WASHINGTON -- John Kerry's campaign collected a maximum $2,000 check from the recently arrested son of South Korea's disgraced former president, and some of its fund-raisers met several times with a South Korean government official who was trying to organize a Korean-American political group.
The Kerry campaign said it did not know about the donation from Chun Jae Yong or his background until informed by the Associated Press and will return the money to avoid any appearance of impropriety.
South Korean government officials said a top official in its Los Angeles consulate office returned home last month amid speculation he engaged in Democratic politics, but they say they do not believe laws were broken.
Chun was arrested in February by South Korean authorities on charges of evading taxes on $14 million in inheritance money. His father, former president Chun Dooh Hwan, was convicted in 1997 on bribery charges.
The younger Chun was business partners last year with Rick Yi, one of Kerry's major fund-raisers in the Asian-American community. Yi acknowledged soliciting the donation from Chun last summer before learning of his legal problems.
''I didn't think anything wrong of it," said Yi, who has raised more than $500,000 for Kerry, the Democratic presidential challenger, and Democratic causes. ''If I had known who he was at the time I probably would not have taken the money," he said.
Yi said Chun showed him a Social Security card before making the donation to prove he was a legal US resident allowed to donate to political campaigns. Yi confirmed that while on Kerry fund-raising trips to California he met at least three times with Chung Byung Man, the South Korean government's vice consulate in Los Angeles, and they discussed forming a political group to organize influential Korean-Americans.
Yi said his conversations with Chung never centered on fund-raising, however, he found it odd that a South Korean diplomat was trying to organize an American political group.
Yi said that he and Chung never discussed using the group to help Kerry, and he never solicited donations for Kerry in Chung's presence.

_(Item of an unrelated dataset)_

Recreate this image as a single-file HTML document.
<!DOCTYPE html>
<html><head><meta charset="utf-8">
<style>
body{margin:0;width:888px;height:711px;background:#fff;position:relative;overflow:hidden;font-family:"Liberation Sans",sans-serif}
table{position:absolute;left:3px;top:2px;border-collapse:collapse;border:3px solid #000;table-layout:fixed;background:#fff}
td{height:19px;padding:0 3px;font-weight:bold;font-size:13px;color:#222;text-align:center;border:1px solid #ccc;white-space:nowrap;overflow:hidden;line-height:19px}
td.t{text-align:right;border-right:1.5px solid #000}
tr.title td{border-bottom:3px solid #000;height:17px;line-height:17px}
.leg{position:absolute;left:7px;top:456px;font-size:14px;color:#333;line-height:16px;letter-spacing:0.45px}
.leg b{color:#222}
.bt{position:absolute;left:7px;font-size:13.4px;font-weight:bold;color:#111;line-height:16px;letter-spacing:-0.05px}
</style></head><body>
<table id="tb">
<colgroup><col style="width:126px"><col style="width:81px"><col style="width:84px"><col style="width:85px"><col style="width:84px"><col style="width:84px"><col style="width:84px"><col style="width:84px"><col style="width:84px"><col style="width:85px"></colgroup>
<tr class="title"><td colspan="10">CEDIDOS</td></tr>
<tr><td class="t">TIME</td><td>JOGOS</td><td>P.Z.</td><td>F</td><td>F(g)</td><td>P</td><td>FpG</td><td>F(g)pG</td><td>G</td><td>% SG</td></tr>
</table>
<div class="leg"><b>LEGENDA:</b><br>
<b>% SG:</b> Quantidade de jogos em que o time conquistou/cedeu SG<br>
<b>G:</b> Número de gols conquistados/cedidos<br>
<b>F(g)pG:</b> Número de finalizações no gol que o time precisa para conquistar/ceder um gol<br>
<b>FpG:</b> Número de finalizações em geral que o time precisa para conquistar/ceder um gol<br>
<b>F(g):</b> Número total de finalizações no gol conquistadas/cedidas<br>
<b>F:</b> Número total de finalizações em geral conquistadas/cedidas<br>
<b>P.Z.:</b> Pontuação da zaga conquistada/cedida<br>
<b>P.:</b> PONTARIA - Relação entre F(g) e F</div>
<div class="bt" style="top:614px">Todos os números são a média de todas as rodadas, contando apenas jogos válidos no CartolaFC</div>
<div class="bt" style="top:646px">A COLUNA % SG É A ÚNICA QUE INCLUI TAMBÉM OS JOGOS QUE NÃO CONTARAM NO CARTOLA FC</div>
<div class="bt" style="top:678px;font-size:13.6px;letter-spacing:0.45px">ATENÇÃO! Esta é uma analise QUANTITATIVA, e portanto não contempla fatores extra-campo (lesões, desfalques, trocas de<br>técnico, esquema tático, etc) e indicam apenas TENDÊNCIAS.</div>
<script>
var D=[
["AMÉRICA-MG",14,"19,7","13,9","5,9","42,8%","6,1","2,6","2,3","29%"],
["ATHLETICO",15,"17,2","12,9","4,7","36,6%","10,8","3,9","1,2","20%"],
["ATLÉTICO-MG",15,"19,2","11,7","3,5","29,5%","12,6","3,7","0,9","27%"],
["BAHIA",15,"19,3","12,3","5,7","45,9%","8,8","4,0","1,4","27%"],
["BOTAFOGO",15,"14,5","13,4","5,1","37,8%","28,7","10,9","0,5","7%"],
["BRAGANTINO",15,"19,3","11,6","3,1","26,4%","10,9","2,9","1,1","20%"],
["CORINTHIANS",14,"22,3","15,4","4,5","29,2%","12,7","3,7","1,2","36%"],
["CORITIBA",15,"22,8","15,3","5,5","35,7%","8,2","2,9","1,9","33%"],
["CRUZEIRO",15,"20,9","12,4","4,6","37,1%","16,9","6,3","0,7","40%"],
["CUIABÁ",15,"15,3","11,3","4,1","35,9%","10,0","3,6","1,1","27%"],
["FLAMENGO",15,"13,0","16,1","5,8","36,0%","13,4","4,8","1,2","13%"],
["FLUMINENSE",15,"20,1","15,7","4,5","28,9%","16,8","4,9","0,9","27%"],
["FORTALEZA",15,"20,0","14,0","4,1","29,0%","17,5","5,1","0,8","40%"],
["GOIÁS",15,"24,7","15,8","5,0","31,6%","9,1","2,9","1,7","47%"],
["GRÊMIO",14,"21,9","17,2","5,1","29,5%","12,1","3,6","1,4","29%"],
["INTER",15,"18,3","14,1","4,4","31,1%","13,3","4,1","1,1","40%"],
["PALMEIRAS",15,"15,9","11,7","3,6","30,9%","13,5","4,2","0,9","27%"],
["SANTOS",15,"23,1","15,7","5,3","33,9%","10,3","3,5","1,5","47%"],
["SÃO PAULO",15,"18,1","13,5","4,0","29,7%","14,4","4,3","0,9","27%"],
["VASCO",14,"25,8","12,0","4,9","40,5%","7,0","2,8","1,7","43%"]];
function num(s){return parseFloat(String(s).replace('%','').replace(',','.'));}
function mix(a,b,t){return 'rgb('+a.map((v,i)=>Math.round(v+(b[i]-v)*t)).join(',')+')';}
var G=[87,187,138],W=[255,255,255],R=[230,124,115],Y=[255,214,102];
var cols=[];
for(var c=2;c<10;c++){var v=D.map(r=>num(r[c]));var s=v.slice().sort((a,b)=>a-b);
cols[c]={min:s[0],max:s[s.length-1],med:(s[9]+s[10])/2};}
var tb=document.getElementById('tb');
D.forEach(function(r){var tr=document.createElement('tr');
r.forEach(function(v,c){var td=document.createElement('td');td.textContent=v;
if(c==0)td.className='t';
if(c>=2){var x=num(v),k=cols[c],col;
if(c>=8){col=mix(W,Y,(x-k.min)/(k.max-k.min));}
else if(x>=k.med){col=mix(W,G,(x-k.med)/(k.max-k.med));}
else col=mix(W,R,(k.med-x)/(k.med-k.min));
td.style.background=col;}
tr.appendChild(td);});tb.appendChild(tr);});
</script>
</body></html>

But he acknowledged that Chung introduced him to some as one of Kerry's main fund-raisers.
Kerry, meanwhile, spent Father's Day weekend at his wife's five-bedroom waterfront home on Nantucket.

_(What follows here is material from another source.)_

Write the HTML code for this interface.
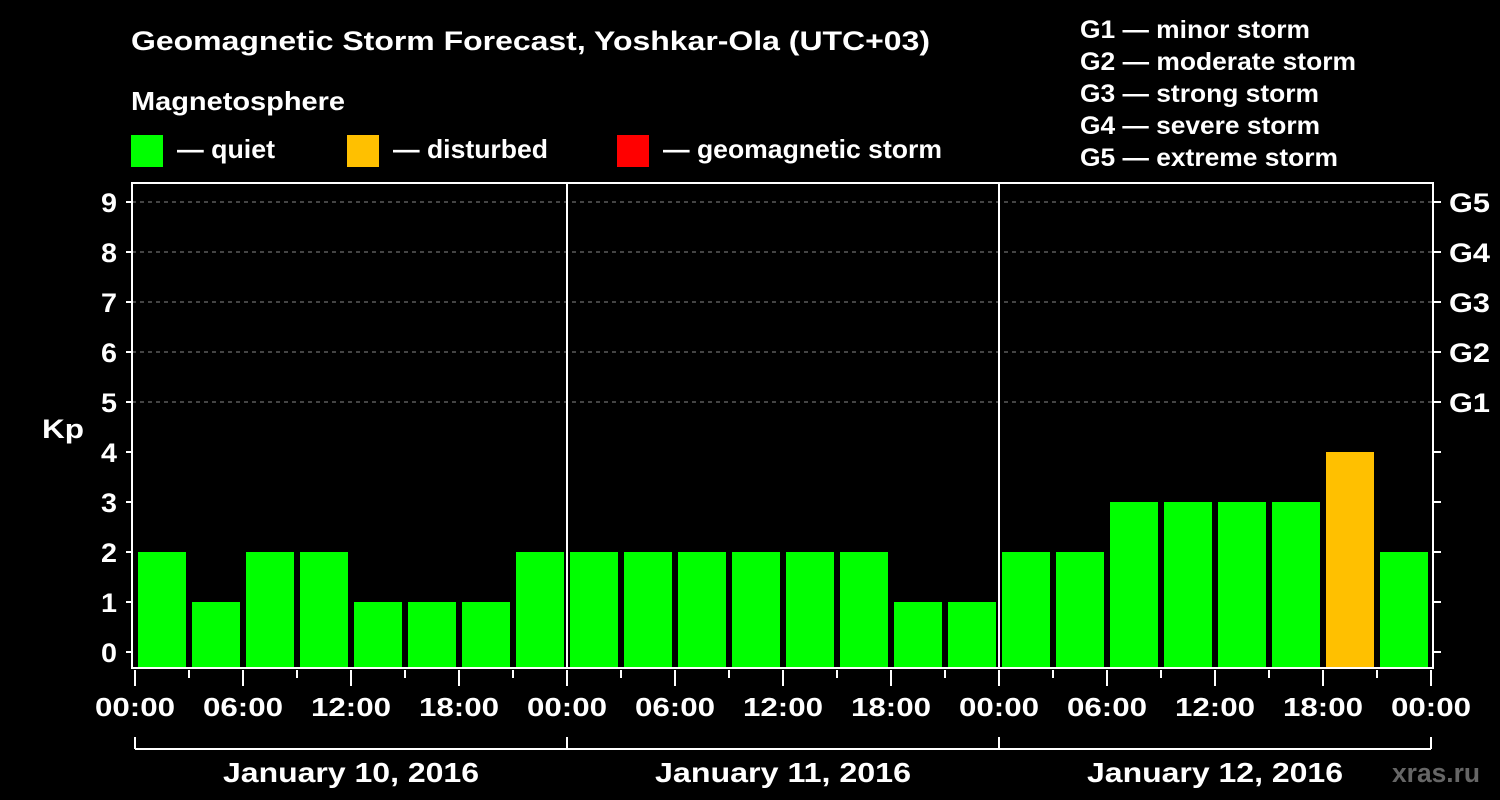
<!DOCTYPE html>
<html><head><meta charset="utf-8"><style>
html,body{margin:0;padding:0;background:#000;}
svg{display:block;font-family:"Liberation Sans",Arial,sans-serif;font-weight:bold;}
</style></head><body>
<svg id="chart" width="1500" height="800" viewBox="0 0 1500 800">
<rect width="1500" height="800" fill="#000"/>
<text x="131" y="50" fill="#fff" font-size="27" textLength="799" lengthAdjust="spacingAndGlyphs">Geomagnetic Storm Forecast, Yoshkar-Ola (UTC+03)</text>
<text x="131" y="110" fill="#fff" font-size="26" textLength="214" lengthAdjust="spacingAndGlyphs">Magnetosphere</text>
<g><rect x="131" y="135" width="32" height="32" fill="#00ff00"/><text x="177" y="158" fill="#fff" font-size="26" textLength="98" lengthAdjust="spacingAndGlyphs">— quiet</text></g>
<g><rect x="347" y="135" width="32" height="32" fill="#ffc000"/><text x="393" y="158" fill="#fff" font-size="26" textLength="155" lengthAdjust="spacingAndGlyphs">— disturbed</text></g>
<g><rect x="617" y="135" width="32" height="32" fill="#ff0000"/><text x="663" y="158" fill="#fff" font-size="26" textLength="279" lengthAdjust="spacingAndGlyphs">— geomagnetic storm</text></g>
<g fill="#fff" font-size="25">
<text x="1080" y="38" textLength="230" lengthAdjust="spacingAndGlyphs">G1 — minor storm</text>
<text x="1080" y="70" textLength="276" lengthAdjust="spacingAndGlyphs">G2 — moderate storm</text>
<text x="1080" y="102" textLength="239" lengthAdjust="spacingAndGlyphs">G3 — strong storm</text>
<text x="1080" y="134" textLength="240" lengthAdjust="spacingAndGlyphs">G4 — severe storm</text>
<text x="1080" y="166" textLength="258" lengthAdjust="spacingAndGlyphs">G5 — extreme storm</text>
</g>
<text x="42" y="438" fill="#fff" font-size="27" textLength="42" lengthAdjust="spacingAndGlyphs">Kp</text>
<text x="1392" y="782" fill="#666" font-size="27" textLength="88" lengthAdjust="spacingAndGlyphs">xras.ru</text>
<g id="grid"></g><g id="bars"></g><g id="axes"></g>
</svg>
<script>
const kpValues=[2,1,2,2,1,1,1,2, 2,2,2,2,2,2,1,1, 2,2,3,3,3,3,4,2];
const dayLabels=["January 10, 2016","January 11, 2016","January 12, 2016"];
const hourLabels=["00:00","06:00","12:00","18:00"];
const gLabels=["G1","G2","G3","G4","G5"];
const NS="http://www.w3.org/2000/svg";
const X0=135,DAYW=432,SLOT=54,L=132,R=1433,T=183,B=668;
const y=v=>652-50*v;
const x=i=>X0+SLOT*i;
function mk(tag,attrs,parent,txt){const e=document.createElementNS(NS,tag);for(const k in attrs)e.setAttribute(k,attrs[k]);if(txt!==undefined)e.textContent=txt;parent.appendChild(e);return e;}
const grid=document.getElementById('grid'),bars=document.getElementById('bars'),axes=document.getElementById('axes');
for(let v=5;v<=9;v++){const g=mk('line',{x1:L,x2:R,y1:y(v),y2:y(v),stroke:'#888','stroke-dasharray':'4,4','stroke-width':1},grid);

}
kpValues.forEach((v,i)=>{const c=v>=5?'#ff0000':(v>=4?'#ffc000':'#00ff00');
const r=mk('rect',{x:x(i)+3,y:y(v),width:48,height:B-y(v),fill:c},bars);

});
const fr=mk('rect',{x:L,y:T,width:R-L,height:B-T,fill:'none',stroke:'#fff','stroke-width':2},axes);


for(let d=1;d<dayLabels.length;d++){const s=mk('line',{x1:X0+DAYW*d,x2:X0+DAYW*d,y1:T,y2:B,stroke:'#fff','stroke-width':2},axes);

}
for(let v=0;v<=9;v++){
mk('line',{x1:126,x2:L,y1:y(v),y2:y(v),stroke:'#fff','stroke-width':2},axes);
mk('line',{x1:R,x2:1441,y1:y(v),y2:y(v),stroke:'#fff','stroke-width':2},axes);
const t=mk('text',{x:117,y:y(v)+10,fill:'#fff','font-size':27,'text-anchor':'end',textLength:16,lengthAdjust:'spacingAndGlyphs'},axes,String(v));

}
gLabels.forEach((g,i)=>{const t=mk('text',{x:1449,y:y(5+i)+10,fill:'#fff','font-size':27,textLength:41,lengthAdjust:'spacingAndGlyphs'},axes,g);

});
for(let i=0;i<=kpValues.length;i++){const long=i%2===0;
mk('line',{x1:x(i),x2:x(i),y1:670,y2:long?686:678,stroke:'#fff','stroke-width':2},axes);
if(long){const t=mk('text',{x:x(i)-40,y:716,fill:'#fff','font-size':26,textLength:80,lengthAdjust:'spacingAndGlyphs'},axes,hourLabels[(i/2)%4]);

}}
mk('line',{x1:X0,x2:X0+DAYW*dayLabels.length,y1:749,y2:749,stroke:'#fff','stroke-width':2},axes);
for(let d=0;d<=dayLabels.length;d++)mk('line',{x1:X0+DAYW*d,x2:X0+DAYW*d,y1:737,y2:749,stroke:'#fff','stroke-width':2},axes);
dayLabels.forEach((l,d)=>{const t=mk('text',{x:X0+DAYW*d+DAYW/2-128,y:782,fill:'#fff','font-size':28,textLength:256,lengthAdjust:'spacingAndGlyphs'},axes,l);

});
</script>
</body></html>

Kerry spokesman David Wade said rather than try to create a less patrician image of the Democratic candidate, ''you've got to let Kerry be Kerry."
''It's a place he and his family have been coming to for years,"Wade said.
Some locals worry that, if elected, Kerry's visits will disrupt life on the increasingly congested island.
Jay Starr, owner of Nantucket's Starr Fish Charters, said the Secret Service shut down a public boat ramp yesterday morning, denying residents access to the water. ''I like the guy, but he's going to lock up the island," Starr said.